**Instructions for the task**
Write out the listing from the line with "Recreate this image" to the line with "ctx.fillText('Assay (log\u2081\u2080 IU/mL):', cx, by", both lines included, exactly and nothing beyond. Leave pictures out.

**Provided data**
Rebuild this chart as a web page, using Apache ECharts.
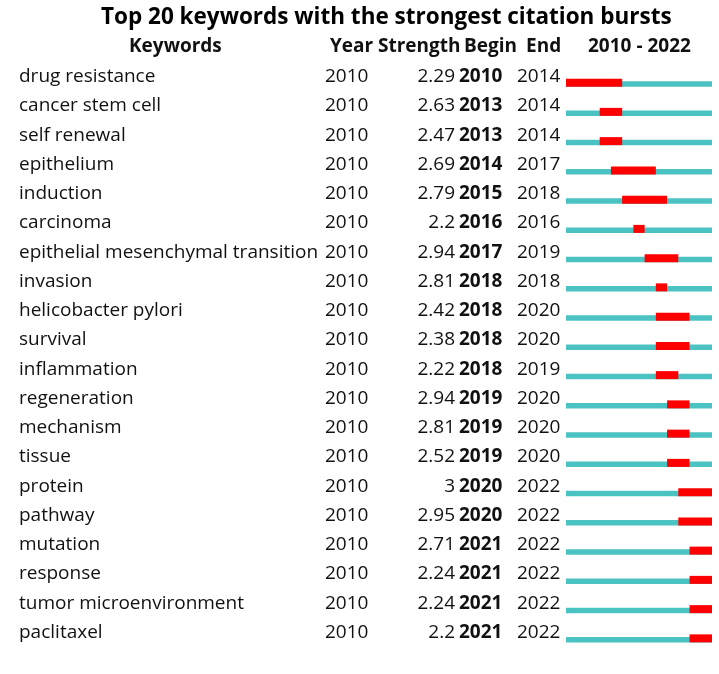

...

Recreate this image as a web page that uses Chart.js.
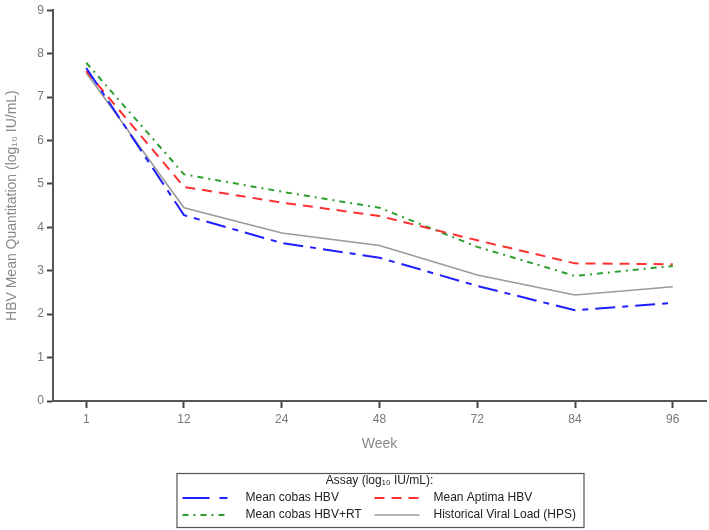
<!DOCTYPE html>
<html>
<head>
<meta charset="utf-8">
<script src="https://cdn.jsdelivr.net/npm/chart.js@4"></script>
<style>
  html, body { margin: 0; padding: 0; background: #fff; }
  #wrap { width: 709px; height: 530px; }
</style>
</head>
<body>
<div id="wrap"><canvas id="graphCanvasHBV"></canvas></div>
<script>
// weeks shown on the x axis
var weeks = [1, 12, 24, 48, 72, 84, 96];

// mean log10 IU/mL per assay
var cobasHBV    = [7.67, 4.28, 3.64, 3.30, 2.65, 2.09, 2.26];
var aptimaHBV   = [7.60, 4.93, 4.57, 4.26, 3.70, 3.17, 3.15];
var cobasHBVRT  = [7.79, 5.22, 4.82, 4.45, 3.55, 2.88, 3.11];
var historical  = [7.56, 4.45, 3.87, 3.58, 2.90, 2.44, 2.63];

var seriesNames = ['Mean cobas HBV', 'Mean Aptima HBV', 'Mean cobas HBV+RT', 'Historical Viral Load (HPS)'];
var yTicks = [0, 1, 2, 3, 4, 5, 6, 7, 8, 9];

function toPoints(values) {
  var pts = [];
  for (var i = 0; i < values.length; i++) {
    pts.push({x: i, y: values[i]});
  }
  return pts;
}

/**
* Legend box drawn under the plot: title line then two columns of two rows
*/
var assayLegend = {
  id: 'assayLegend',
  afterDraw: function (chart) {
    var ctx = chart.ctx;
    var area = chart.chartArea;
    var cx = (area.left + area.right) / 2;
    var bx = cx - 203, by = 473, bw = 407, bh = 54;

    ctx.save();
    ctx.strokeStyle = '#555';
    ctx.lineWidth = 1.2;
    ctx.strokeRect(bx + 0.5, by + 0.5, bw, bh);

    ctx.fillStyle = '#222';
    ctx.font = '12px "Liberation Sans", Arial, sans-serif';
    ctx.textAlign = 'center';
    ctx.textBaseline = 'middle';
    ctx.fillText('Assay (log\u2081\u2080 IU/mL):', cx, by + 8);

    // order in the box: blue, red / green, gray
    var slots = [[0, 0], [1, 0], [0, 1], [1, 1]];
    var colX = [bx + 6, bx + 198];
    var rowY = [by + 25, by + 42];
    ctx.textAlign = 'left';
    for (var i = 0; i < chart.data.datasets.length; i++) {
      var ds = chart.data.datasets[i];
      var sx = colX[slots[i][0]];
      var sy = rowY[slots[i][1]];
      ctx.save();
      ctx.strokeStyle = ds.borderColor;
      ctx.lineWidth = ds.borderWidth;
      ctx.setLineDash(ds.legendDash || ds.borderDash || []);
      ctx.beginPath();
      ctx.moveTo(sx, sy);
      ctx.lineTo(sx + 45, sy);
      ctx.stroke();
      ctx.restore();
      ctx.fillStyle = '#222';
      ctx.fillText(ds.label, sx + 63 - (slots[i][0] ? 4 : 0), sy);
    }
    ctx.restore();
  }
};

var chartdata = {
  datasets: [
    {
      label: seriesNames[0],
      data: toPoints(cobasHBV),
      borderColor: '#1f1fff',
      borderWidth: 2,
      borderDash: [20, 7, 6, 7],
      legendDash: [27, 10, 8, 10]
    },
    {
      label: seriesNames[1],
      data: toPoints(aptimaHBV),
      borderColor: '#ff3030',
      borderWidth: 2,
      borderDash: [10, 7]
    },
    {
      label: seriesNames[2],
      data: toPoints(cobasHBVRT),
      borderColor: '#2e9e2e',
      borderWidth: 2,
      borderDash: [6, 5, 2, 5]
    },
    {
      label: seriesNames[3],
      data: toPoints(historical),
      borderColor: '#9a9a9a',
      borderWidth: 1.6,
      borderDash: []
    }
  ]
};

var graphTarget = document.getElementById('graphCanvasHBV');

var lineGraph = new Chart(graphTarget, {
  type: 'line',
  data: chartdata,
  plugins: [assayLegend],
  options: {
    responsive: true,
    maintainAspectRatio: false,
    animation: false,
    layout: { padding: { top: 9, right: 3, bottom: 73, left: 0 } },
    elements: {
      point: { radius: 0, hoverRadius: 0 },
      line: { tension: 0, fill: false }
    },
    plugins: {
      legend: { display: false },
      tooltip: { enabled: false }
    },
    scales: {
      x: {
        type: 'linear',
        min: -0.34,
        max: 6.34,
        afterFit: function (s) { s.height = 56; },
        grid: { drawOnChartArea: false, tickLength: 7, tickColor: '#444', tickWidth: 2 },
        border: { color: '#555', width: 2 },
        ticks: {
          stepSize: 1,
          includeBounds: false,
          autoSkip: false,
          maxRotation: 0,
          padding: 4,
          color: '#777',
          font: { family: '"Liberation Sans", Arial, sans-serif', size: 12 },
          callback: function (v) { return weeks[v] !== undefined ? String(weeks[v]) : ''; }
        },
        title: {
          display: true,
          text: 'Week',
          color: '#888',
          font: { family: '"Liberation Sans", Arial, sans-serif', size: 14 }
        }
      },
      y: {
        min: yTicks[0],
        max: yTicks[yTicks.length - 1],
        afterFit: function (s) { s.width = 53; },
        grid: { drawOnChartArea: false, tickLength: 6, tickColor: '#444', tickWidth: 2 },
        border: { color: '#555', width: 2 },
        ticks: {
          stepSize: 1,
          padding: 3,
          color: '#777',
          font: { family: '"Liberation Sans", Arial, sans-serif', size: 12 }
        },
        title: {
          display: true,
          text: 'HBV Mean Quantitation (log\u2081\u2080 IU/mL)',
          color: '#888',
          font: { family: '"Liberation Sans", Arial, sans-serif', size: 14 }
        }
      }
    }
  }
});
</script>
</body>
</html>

**Solution to this problem**
Recreate this image as a web page that uses Chart.js.
<!DOCTYPE html>
<html>
<head>
<meta charset="utf-8">
<script src="https://cdn.jsdelivr.net/npm/chart.js@4"></script>
<style>
  html, body { margin: 0; padding: 0; background: #fff; }
  #wrap { width: 709px; height: 530px; }
</style>
</head>
<body>
<div id="wrap"><canvas id="graphCanvasHBV"></canvas></div>
<script>
// weeks shown on the x axis
var weeks = [1, 12, 24, 48, 72, 84, 96];

// mean log10 IU/mL per assay
var cobasHBV    = [7.67, 4.28, 3.64, 3.30, 2.65, 2.09, 2.26];
var aptimaHBV   = [7.60, 4.93, 4.57, 4.26, 3.70, 3.17, 3.15];
var cobasHBVRT  = [7.79, 5.22, 4.82, 4.45, 3.55, 2.88, 3.11];
var historical  = [7.56, 4.45, 3.87, 3.58, 2.90, 2.44, 2.63];

var seriesNames = ['Mean cobas HBV', 'Mean Aptima HBV', 'Mean cobas HBV+RT', 'Historical Viral Load (HPS)'];
var yTicks = [0, 1, 2, 3, 4, 5, 6, 7, 8, 9];

function toPoints(values) {
  var pts = [];
  for (var i = 0; i < values.length; i++) {
    pts.push({x: i, y: values[i]});
  }
  return pts;
}

/**
* Legend box drawn under the plot: title line then two columns of two rows
*/
var assayLegend = {
  id: 'assayLegend',
  afterDraw: function (chart) {
    var ctx = chart.ctx;
    var area = chart.chartArea;
    var cx = (area.left + area.right) / 2;
    var bx = cx - 203, by = 473, bw = 407, bh = 54;

    ctx.save();
    ctx.strokeStyle = '#555';
    ctx.lineWidth = 1.2;
    ctx.strokeRect(bx + 0.5, by + 0.5, bw, bh);

    ctx.fillStyle = '#222';
    ctx.font = '12px "Liberation Sans", Arial, sans-serif';
    ctx.textAlign = 'center';
    ctx.textBaseline = 'middle';
    ctx.fillText('Assay (log\u2081\u2080 IU/mL):', cx, by + 8);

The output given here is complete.